Practical takeaways for stakeholders

  • For investors

    • Treat IOS like a specialty industrial play: underwrite with conservative scenarios for zoning friction and cyclical demand swings.
    • Look for operators with platform capabilities — portfolio management, standardized leases, environmental controls and local permitting expertise.
    • Consider income-plus-value strategies: strong current cash flow today and limited-to-no new supply could yield outsized appreciation.
  • For occupiers (logistics firms, contractors, data-center developers)

    • Secure long-term yard capacity near critical nodes now; relocation costs and scarcity can be expensive later.
    • Negotiate site improvements and environmental protections into leases to reduce operating headaches and community pushback.
  • For municipalities and planners

    • Recognize IOS’s role in the logistics ecosystem but balance it with community concerns: permit management, stormwater controls and buffer zones can help make IOS less contentious.

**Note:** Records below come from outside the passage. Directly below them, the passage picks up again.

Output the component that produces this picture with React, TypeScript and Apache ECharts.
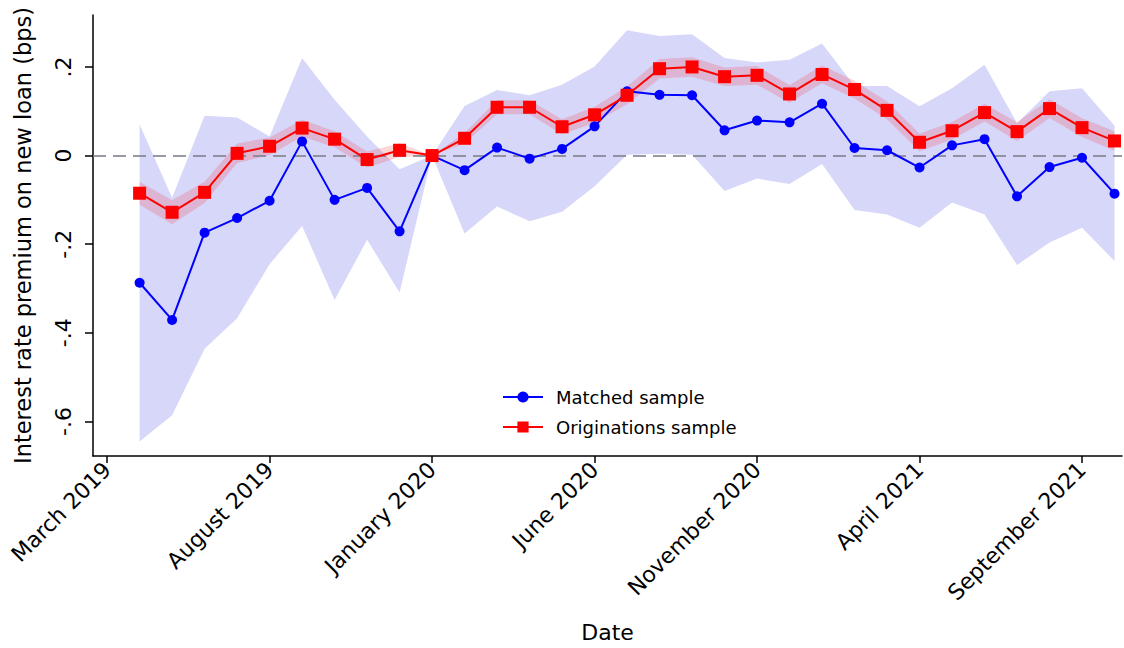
import React, { useEffect, useRef } from "react";
import * as echarts from "echarts";

// month index: March 2019 = 0
const months = [1, 2, 3, 4, 5, 6, 7, 8, 9, 10, 11, 12, 13, 14, 15, 16, 17, 18, 19, 20, 21, 22, 23, 24, 25, 26, 27, 28, 29, 30, 31];

const matched = [-0.287, -0.371, -0.174, -0.141, -0.102, 0.032, -0.1, -0.073, -0.171, 0, -0.033, 0.018, -0.007, 0.015, 0.066, 0.145, 0.137, 0.136, 0.057, 0.079, 0.075, 0.117, 0.017, 0.012, -0.027, 0.023, 0.037, -0.092, -0.026, -0.005, -0.086];
const matchedUpper = [0.07, -0.095, 0.09, 0.086, 0.043, 0.22, 0.126, 0.043, -0.031, 0, 0.112, 0.148, 0.136, 0.16, 0.201, 0.283, 0.27, 0.274, 0.22, 0.21, 0.216, 0.253, 0.157, 0.157, 0.111, 0.152, 0.205, 0.073, 0.145, 0.152, 0.067];
const matchedLower = [-0.645, -0.586, -0.436, -0.367, -0.245, -0.159, -0.326, -0.19, -0.309, 0, -0.176, -0.115, -0.148, -0.127, -0.069, 0.002, 0.004, 0.002, -0.08, -0.052, -0.064, -0.019, -0.123, -0.133, -0.163, -0.106, -0.133, -0.247, -0.196, -0.163, -0.238];

const originations = [-0.085, -0.128, -0.083, 0.005, 0.021, 0.062, 0.037, -0.009, 0.012, 0, 0.039, 0.109, 0.109, 0.065, 0.092, 0.136, 0.196, 0.2, 0.178, 0.181, 0.139, 0.183, 0.149, 0.102, 0.03, 0.056, 0.097, 0.054, 0.106, 0.063, 0.033];
const originationsUpper = [-0.059, -0.101, -0.059, 0.027, 0.041, 0.081, 0.055, 0.009, 0.028, 0, 0.051, 0.125, 0.125, 0.082, 0.11, 0.156, 0.218, 0.222, 0.199, 0.202, 0.159, 0.203, 0.169, 0.122, 0.05, 0.076, 0.117, 0.075, 0.127, 0.084, 0.055];
const originationsLower = [-0.111, -0.155, -0.107, -0.017, 0.001, 0.043, 0.019, -0.027, -0.004, 0, 0.027, 0.093, 0.093, 0.048, 0.074, 0.116, 0.174, 0.178, 0.157, 0.16, 0.119, 0.163, 0.129, 0.082, 0.01, 0.036, 0.077, 0.033, 0.085, 0.042, 0.011];

const xTickValues = [0, 5, 10, 15, 20, 25, 30];
const xTickLabels = ["March 2019", "August 2019", "January 2020", "June 2020", "November 2020", "April 2021", "September 2021"];
const yTickValues = [-0.6, -0.4, -0.2, 0, 0.2];

const FONT = "DejaVu Sans";

function bandSeries(name: string, lower: number[], upper: number[], color: string, z: number) {
  return {
    name,
    type: "custom",
    silent: true,
    z,
    data: months.map((m, i) => [m, lower[i], upper[i]]),
    encode: { x: 0, y: [1, 2] },
    renderItem: (params: any, api: any) => {
      if (params.dataIndex !== 0) return null;
      const pts: number[][] = [];
      for (let i = 0; i < months.length; i++) pts.push(api.coord([months[i], upper[i]]));
      for (let i = months.length - 1; i >= 0; i--) pts.push(api.coord([months[i], lower[i]]));
      return { type: "polygon", shape: { points: pts }, style: { fill: color } };
    },
  };
}

function fmtY(v: number) {
  const r = Math.round(Math.abs(v) * 10);
  if (r === 0) return "0";
  return (v < 0 ? "-" : "") + "." + r;
}

export default function App() {
  const ref = useRef<HTMLDivElement>(null);
  useEffect(() => {
    if (!ref.current) return;
    const chart = echarts.init(ref.current, null, { renderer: "svg" });
    chart.setOption({
      animation: false,
      backgroundColor: "#ffffff",
      textStyle: { fontFamily: FONT },
      grid: { left: 93, right: 2, top: 15, bottom: 191 },
      legend: {
        data: ["Matched sample", "Originations sample"],
        orient: "vertical",
        left: 502,
        top: 388,
        padding: 0,
        itemWidth: 40,
        itemHeight: 14,
        itemGap: 12,
        textStyle: { fontFamily: FONT, fontSize: 18, color: "#000", padding: [0, 0, 0, 8] },
      },
      xAxis: {
        type: "value",
        min: -0.434,
        max: 31.23,
        name: "Date",
        nameLocation: "middle",
        nameGap: 165,
        nameTextStyle: { fontFamily: FONT, fontSize: 22, color: "#000" },
        axisLine: { show: true, onZero: false, lineStyle: { color: "#000", width: 1.5 } },
        axisTick: { show: true, length: 7, customValues: xTickValues, lineStyle: { color: "#000", width: 1.5 } },
        axisLabel: {
          customValues: xTickValues,
          rotate: 45,
          margin: 10,
          fontFamily: FONT,
          fontSize: 22,
          color: "#000",
          formatter: (v: number) => xTickLabels[xTickValues.indexOf(Math.round(v))] ?? "",
        },
        splitLine: { show: false },
      },
      yAxis: {
        type: "value",
        min: -0.678,
        max: 0.3172,
        name: "Interest rate premium on new loan (bps)",
        nameLocation: "middle",
        nameGap: 59,
        nameTextStyle: { fontFamily: FONT, fontSize: 22.5, color: "#000" },
        axisLine: { show: true, onZero: false, lineStyle: { color: "#000", width: 1.5 } },
        axisTick: { show: true, length: 8, customValues: yTickValues, lineStyle: { color: "#000", width: 1.5 } },
        axisLabel: {
          customValues: yTickValues,
          rotate: 90,
          margin: 19,
          fontFamily: FONT,
          fontSize: 22,
          color: "#000",
          formatter: fmtY,
        },
        splitLine: { show: false },
      },
      series: [
        bandSeries("matchedCI", matchedLower, matchedUpper, "#d7d7fa", 1),
        bandSeries("originationsCI", originationsLower, originationsUpper, "rgba(255,0,0,0.16)", 2),
        {
          name: "Matched sample",
          type: "line",
          z: 4,
          data: months.map((m, i) => [m, matched[i]]),
          symbol: "circle",
          symbolSize: 10,
          showAllSymbol: true,
          lineStyle: { color: "#0000ff", width: 2 },
          itemStyle: { color: "#0000ff" },
          markLine: {
            silent: true,
            symbol: "none",
            label: { show: false },
            data: [{ yAxis: 0 }],
            lineStyle: { color: "rgba(128,128,140,0.8)", width: 2, type: [13, 7] },
            z: 3,
          },
        },
        {
          name: "Originations sample",
          type: "line",
          z: 5,
          data: months.map((m, i) => [m, originations[i]]),
          symbol: "rect",
          symbolSize: 13,
          showAllSymbol: true,
          lineStyle: { color: "#ff0000", width: 2 },
          itemStyle: { color: "#ff0000" },
        },
      ],
    });
    return () => chart.dispose();
  }, []);
  return (
    <div
      ref={ref}
      style={{ position: "absolute", left: 0, top: 0, width: 1124, height: 648, background: "#fff" }}
    />
  );
}
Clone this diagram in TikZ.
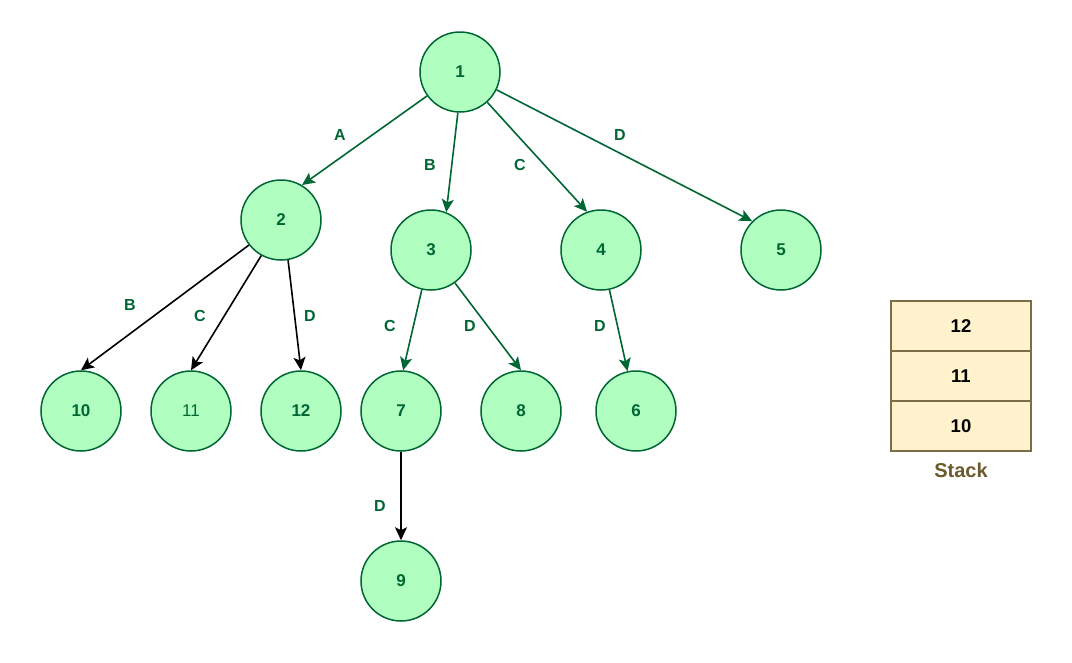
\documentclass[tikz,border=0pt]{standalone}
\usepackage{fontspec}
\setmainfont{Liberation Sans}
\usetikzlibrary{arrows.meta}
\definecolor{nodefill}{HTML}{B0FFC0}
\definecolor{nodedraw}{HTML}{006633}
\definecolor{stackfill}{HTML}{FFF2CC}
\definecolor{stackdraw}{HTML}{7D6D45}
\definecolor{stacktext}{HTML}{6B5A2E}

\begin{document}
\begin{tikzpicture}[x=1pt,y=-1pt]
\tikzstyle{vert}=[draw=nodedraw,fill=nodefill,shape=circle,line width=1.5pt,minimum size=80pt,inner sep=0pt,text=nodedraw,font=\bfseries\fontsize{17}{19}\selectfont];
\tikzstyle{grn}=[draw=nodedraw,line width=1.6pt,-{Stealth[length=13pt,width=12pt,inset=3pt]}];
\tikzstyle{blk}=[draw=black,line width=1.6pt,-{Stealth[length=13pt,width=12pt,inset=3pt]}];
\tikzstyle{lbl}=[text=nodedraw,font=\bfseries\fontsize{16}{18}\selectfont];
\tikzstyle{cell}=[draw=stackdraw,fill=stackfill,line width=1.5pt,minimum width=140pt,minimum height=50pt,inner sep=0pt,font=\bfseries\fontsize{18.5}{20}\selectfont];
\useasboundingbox (0,0) rectangle (1072,662);
% tree
\node[vert] (n1) at (460,72) {1};
\node[vert] (n2) at (281,220) {2};
\node[vert] (n3) at (431,250) {3};
\node[vert] (n4) at (601,250) {4};
\node[vert] (n5) at (781,250) {5};
\node[vert] (n10) at (81,411) {10};
\node[vert,font=\fontsize{17}{19}\selectfont] (n11) at (191,411) {11};
\node[vert] (n12) at (301,411) {12};
\node[vert] (n7) at (401,411) {7};
\node[vert] (n8) at (521,411) {8};
\node[vert] (n6) at (636,411) {6};
\node[vert] (n9) at (401,581) {9};
% edges
\draw[grn] (n1.216) -- (n2.59);
\draw[grn] (n1.267) -- (n3.68);
\draw[grn] (n1.312) -- (n4.110);
\draw[grn] (n1.334) -- (n5.135);
\draw[blk] (n2.218) -- (n10.north);
\draw[blk] (n2.241) -- (n11.north);
\draw[blk] (n2.280) -- (n12.north);
\draw[grn] (n3.257) -- (n7.87);
\draw[grn] (n3.306) -- (n8.north);
\draw[grn] (n4.282) -- (n6.102);
\draw[blk] (n7) -- (n9);
% labels
\node[lbl] (la) at (340,135) {A};
\node[lbl] (lb) at (430,165) {B};
\node[lbl] (lc) at (520,165) {C};
\node[lbl] (ld) at (620,135) {D};
\node[lbl] (lb2) at (130,305) {B};
\node[lbl] (lc2) at (200,316) {C};
\node[lbl] (ld2) at (310,316) {D};
\node[lbl] (lc3) at (390,326) {C};
\node[lbl] (ld3) at (470,326) {D};
\node[lbl] (ld4) at (600,326) {D};
\node[lbl] (ld5) at (380,506) {D};
% stack
\node[cell] (s12) at (961,326) {12};
\node[cell] (s11) at (961,376) {11};
\node[cell] (s10) at (961,426) {10};
\node[text=stacktext,font=\bfseries\fontsize{20}{22}\selectfont] (stk) at (961,470) {Stack};
\end{tikzpicture}
\end{document}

A note on the data and narrative

This momentum is visible in market analytics and multiple industry reports: Newmark’s “Lots to Gain” research lays out national rent and vacancy trends, while trade coverage documents portfolio transactions and financing that signal institutionalization. Press consolidation, Yardi and market-specific deal reports corroborate the lift in rents and investor interest. (nmrk.com)

My take

IOS is one of those asset classes that looks boring until it outperforms. The category’s fundamentals — scarce, well-located land plus diversified, mission-critical demand — create an appealing combination. That said, it’s specialist investing: success will belong to owners who can navigate zoning, operationalize outdoor-land asset management and time exposure to cyclical infrastructure waves. Institutions will continue to professionalize the market, but the best returns are likely for those who pair local knowledge with the ability to scale.

Final thoughts

Industrial outdoor storage is no longer an afterthought. It’s a strategic piece of the industrial ecosystem, increasingly essential for logistics, construction and the buildout of digital infrastructure. For investors and occupiers, that means treating IOS with the same diligence long applied to warehouses — but with an added emphasis on land use, political risk and operational flexibility. In a market where dirt — literally — has become a scarce resource, those who see the value in the lot can find performance hiding in plain sight.